The Perfect Storm wasn't just a book about terrible weather. At heart, it was about the awful risks Gloucester fishermen take every time they sail to the Grand Banks. The book became a best-seller and later a George Clooney vehicle because of its vivid detailing of those risks—weather, yes, but also getting yanked overboard by fishing gear or skewered by a swordfish.
Sebastian Junger, the author of The Perfect Storm, began writing the book as part of a larger project about people with dangerous jobs, including smoke jumpers and war correspondents. That never came to pass, but Thom Beers has picked up where Junger left off, making it his business to spotlight occupations in which the risks go way beyond carpal tunnel syndrome. Beers is the producer behind Deadliest Catch, which begins its fourth season on Discovery Channel tonight. Catch, which follows the Alaskan king crab fishing fleet in the Bering Sea, is an obvious descendant of Storm and, as entertainment, far outstrips the celluloid version of Junger's book. The show offers close-up looks at raging, frigid seas, footage that has seldom been captured so thoroughly and adeptly on television. That men go out and perform a difficult job in those conditions almost defies belief.
Catch was Beers' first entry in the growing genre we might as well call Jungereality: programs about dangerous jobs and the men who do them. Ice Road Truckers follows men who drive supplies over frozen lakes in the Arctic Circle, while Ax Men spotlights lumber companies in the Pacific Northwest; both air on the History Channel, and both are produced by Beers. The newest Beers show, National Geographic's America's Port, focuses on the stevedores and anti-terror police working the Port of Los Angeles shipyards. Dirty Jobs, also entering its fourth season on Discovery, occasionally chronicles jobs that are dirty and dangerous. And more Jungereality is on the way—NBC recently announced a deal with Beers to produce several similar programs for the network, including one that will follow divers as they attach tracking devices to sharks.
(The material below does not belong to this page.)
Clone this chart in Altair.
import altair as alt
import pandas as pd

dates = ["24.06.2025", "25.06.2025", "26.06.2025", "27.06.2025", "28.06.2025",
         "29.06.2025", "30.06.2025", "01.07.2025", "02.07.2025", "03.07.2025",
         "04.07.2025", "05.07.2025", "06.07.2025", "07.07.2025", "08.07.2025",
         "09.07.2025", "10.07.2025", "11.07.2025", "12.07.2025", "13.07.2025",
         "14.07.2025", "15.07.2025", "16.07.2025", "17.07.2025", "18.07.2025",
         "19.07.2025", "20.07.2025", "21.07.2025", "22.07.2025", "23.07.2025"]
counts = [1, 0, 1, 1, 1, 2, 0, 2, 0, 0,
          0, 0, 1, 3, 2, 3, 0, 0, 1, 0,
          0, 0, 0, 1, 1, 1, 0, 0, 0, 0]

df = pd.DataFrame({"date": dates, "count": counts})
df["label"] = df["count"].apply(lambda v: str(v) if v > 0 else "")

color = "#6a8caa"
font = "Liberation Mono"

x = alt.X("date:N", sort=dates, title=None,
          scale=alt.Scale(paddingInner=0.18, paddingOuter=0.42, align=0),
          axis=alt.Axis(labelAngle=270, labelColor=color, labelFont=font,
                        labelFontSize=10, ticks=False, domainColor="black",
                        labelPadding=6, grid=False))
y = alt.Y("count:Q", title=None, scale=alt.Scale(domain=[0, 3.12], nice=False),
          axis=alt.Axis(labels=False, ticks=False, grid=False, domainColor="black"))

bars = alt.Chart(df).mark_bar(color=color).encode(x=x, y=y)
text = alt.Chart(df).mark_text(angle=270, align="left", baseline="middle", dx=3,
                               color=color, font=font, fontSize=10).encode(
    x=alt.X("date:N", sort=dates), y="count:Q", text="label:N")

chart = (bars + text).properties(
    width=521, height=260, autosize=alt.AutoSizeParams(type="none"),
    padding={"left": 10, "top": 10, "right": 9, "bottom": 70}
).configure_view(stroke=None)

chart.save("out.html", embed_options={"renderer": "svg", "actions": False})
Deadliest Catch has consistently ranked highly in the coveted 25-to-54-year-old demographic—at times, higher than any cable programming save sports. Will its offshoots enjoy similar success? A closer look at the elements that have made Deadliest Catch so compelling suggests its success will not be easily repeated.
Greed Is Good
The subjects on display in Jungereality aren't daredevils—they're employees. But merely working for a living isn't enough. In addition to the man-against-nature theme, the shows add an element of man-against-man (and except for a lone female "ice road trucker," there are no women in Jungereality). The dollars earned by each worker are tracked as the season progresses. The game-show aspect of these programs can feel a bit unseemly—these guys work to feed their families, not to show up the guy working on the other side of the hill. Then again, these are high-risk, high-reward gigs, and knowing exactly how high the reward is informs the viewer.
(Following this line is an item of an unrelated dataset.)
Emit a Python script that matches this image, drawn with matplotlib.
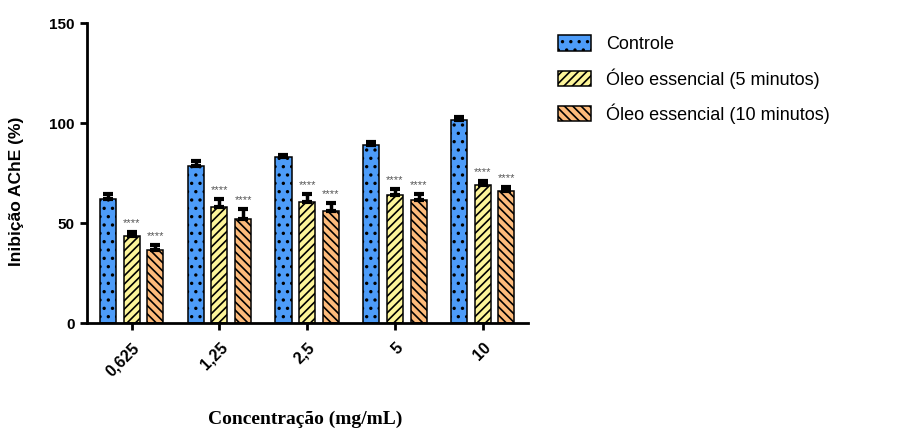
import numpy as np
import matplotlib
matplotlib.use("Agg")
import matplotlib.pyplot as plt

# data
concentrations = ["0,625", "1,25", "2,5", "5", "10"]
series_names = ["Controle", "Óleo essencial (5 minutos)", "Óleo essencial (10 minutos)"]
controle = [62.0, 78.6, 83.0, 89.3, 101.5]
controle_err = [2.5, 2.5, 1.3, 1.2, 1.8]
oleo_5 = [43.6, 58.1, 60.8, 64.2, 69.0]
oleo_5_err = [2.0, 4.0, 4.0, 2.8, 2.0]
oleo_10 = [36.5, 52.0, 56.0, 61.5, 66.2]
oleo_10_err = [2.5, 5.0, 4.0, 3.0, 1.8]
significance = ["****", "****", "****", "****", "****"]

plt.rcParams["font.family"] = ["Liberation Sans", "DejaVu Sans"]
plt.rcParams["hatch.linewidth"] = 1.2

fig = plt.figure(figsize=(9, 4.32), dpi=100)
ax = fig.add_axes([0.097, 0.2516, 0.4897, 0.6944])

x = np.arange(len(concentrations))
width = 0.183
offset = 0.27

styles = [
    dict(color="#4d9cf8", hatch=".."),
    dict(color="#fdf59a", hatch="////"),
    dict(color="#fdbb7b", hatch="\\\\\\\\"),
]
values = [controle, oleo_5, oleo_10]
errors = [controle_err, oleo_5_err, oleo_10_err]

for i, (vals, errs, st, name) in enumerate(zip(values, errors, styles, series_names)):
    pos = x + (i - 1) * offset
    ax.bar(pos, vals, width, color=st["color"], hatch=st["hatch"],
           edgecolor="black", linewidth=1.1, label=name, zorder=2)
    ax.errorbar(pos, vals, yerr=[np.zeros(len(vals)), errs], fmt="none",
                ecolor="black", elinewidth=2.5, capsize=3.5, capthick=3, zorder=3)
    if i > 0:
        for p, v, e, s in zip(pos, vals, errs, significance):
            ax.text(p, v + e + 4.5, s, ha="center", va="center",
                    fontsize=8, color="#555555", zorder=4)

ax.set_xlim(-0.506, 4.517)
ax.set_ylim(0, 150)
ax.set_yticks([0, 50, 100, 150])
ax.set_xticks(x)
ax.set_xticklabels(concentrations, rotation=45, ha="right", rotation_mode="anchor",
                   fontsize=11.5, fontweight="bold")
for lbl in ax.get_yticklabels():
    lbl.set_fontweight("bold")
    lbl.set_fontsize(11)

for side in ["top", "right"]:
    ax.spines[side].set_visible(False)
for side in ["left", "bottom"]:
    ax.spines[side].set_linewidth(2)
ax.tick_params(axis="both", direction="out", length=5, width=2)
ax.tick_params(axis="y", pad=4)
ax.tick_params(axis="x", pad=7)

ax.set_ylabel("Inibição AChE (%)", fontsize=12.5, fontweight="bold", labelpad=12)
ax.yaxis.set_label_coords(-0.143, 0.44)
fig.text(0.339, 0.03, "Concentração (mg/mL)", ha="center", va="center",
         fontsize=14, fontweight="bold", family=["Liberation Serif", "DejaVu Serif"])

fig.legend(loc="upper left", bbox_to_anchor=(0.612, 0.935), frameon=False,
           fontsize=13, handlelength=1.8, handleheight=0.95, handletextpad=0.85,
           labelspacing=0.82, borderaxespad=0)

plt.savefig("out.png", dpi=100)
plt.close()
The accounting aspect of Jungereality works particularly well on Catch—it's astonishing to learn that a veteran deckhand can expect $20,000 to $30,000 for a few weeks of work, and it follows that the more crabs caught, the better the payoff for the crew. On the other shows, however, the chain of commerce is murkier. The ice road truckers compete to haul the most "loads," but there is no explanation of the pay scale: what factor the weight of their loads plays in their paychecks, whether they get docked for lost time, etc. Ax Men counts the trucks full of "green gold" (although the trees are brown) that each company of loggers sends down to the mill for processing, but since the size and nature of the forest tracts the men are asked to clear-cut differ wildly, this, too, feels forced.
It's Risky, I Tell Ya, Risky
The sinking of the crab-fishing vessel Big Valley during the first season of Deadliest Catch was proof enough that the show's title was not hyperbole. (Five crewmen died, only two of whom were ever found.) The other Jungereality programs labor to remind the viewer that if all goes well, death will be captured on camera. America's Port isn't out of its first segment before Beers (who narrates all the shows except Catch) intones about the dockworkers, "When they come to work, they leave their fear of death at home." Granted, working around multiton shipping containers is more perilous than, say, bookkeeping, but thanks to high-tech equipment like computerized loading and offloading systems, being a stevedore isn't as tough as it was in Terry Malloy's day.